Agora, já podemos visualizar a simetria do Modelo Padrão de uma forma diferente:

ku-xlarge

Perguntas ainda sem resposta

Parece bacana: você começa com algumas suposições sobre as simetrias na natureza, chega a uma partícula, e logo tem uma família inteira. Mas o Modelo Padrão ainda deixa muitas perguntas não respondidas.

  • Por que estas simetrias e não outras? As interações fundamentais foram observadas na natureza antes de existir um modelo para elas. As simetrias SU(2) e SU(3) das forças fraca e forte, junto com a simetria U(1) do eletromagnetismo, são coisas que foram modeladas de acordo com observações. Se fôssemos apenas cérebros dentro de vidros, provavelmente não teríamos chegado a estes princípios.
  • Por quê 3 gerações? Você vai notar que não há apenas elétrons, mas múons e partículas tau, que são versões mais pesadas daquelas partículas. Todos os férmions têm praticamente três gerações, cada uma mais massiva que a anterior. Mas não há razão para existir 3 versões da mesma partícula (e cada uma destas 3 gerações é apenas uma outra forma diferente de ver a mesma partícula). As três versões de neutrinos, por exemplo, transformam-se espontaneamente uma na outra.
  • Por que as simetrias não são perfeitas? Mesmo as simetrias não são perfeitas. Quando elas são produzidas em reações nucleares, todos os neutrinos são criados de forma que giram no sentido horário quando viajam na sua direção, ou seja, são o que chamamos “canhotos”. Mas o que a força fraca sabe sobre direita e esquerda? Mais ainda – se as simetrias fossem perfeitas, não precisaríamos de uma partícula de Higgs.
  • Por que existem tantos parâmetros livres? Apesar das simetrias descreverem as relações das partículas em um sentido geral, elas não nos dizem por que a carga elétrica tem o valor que tem, ou por que a força fraca tem aquele valor de força, ou a massa do elétron, ou qualquer um dos 25 parâmetros livres do modelo.
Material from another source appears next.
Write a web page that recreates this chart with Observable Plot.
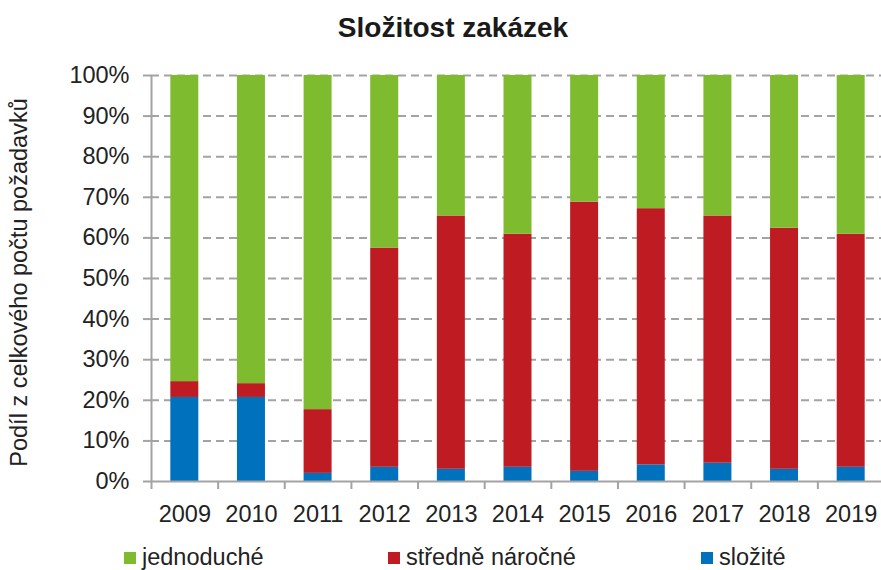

O fato é que existe muita coisa escondida por baixo do tapete do Modelo Padrão da Física. Aguardem os próximos capítulos. [io9]

5 comentários

  • Fernandu Z-luciu:

    de fato precisaremos de 100 a 500 anos de tecnologia no meio da física quântica para resolvermos o básico. mas conseguiremos sim, tais desilusões. não de uma só vez. creio que tal modelo pode se estender ao infinito. no entanto a nós é interessante a menos 99,999% de tudo, o demais é infinito-puro, e não se pode “alcançar” o infinito.

  • D:

    Muito bom texto, bem completo no que se propos.

  • Lucas Noetzold:

    “Por que estas simetrias e não outras?” porque algo teria que ser!
    mas ainda acho que há algo para se descobrir que vai tornar as simetrias perfeitas, pelo menos minha intuição diz que no final tudo tem que ser zero.

    • D:

      …ou precisaremos de “um novo modelo de intuição não intuitivo”.. ahaha

  • Islan Victor Oliveira:

    E existem quantas partículas teóricas? Me recordo de ter lido sobre o táquion que viajaria mais rápido que a luz, teoricamente.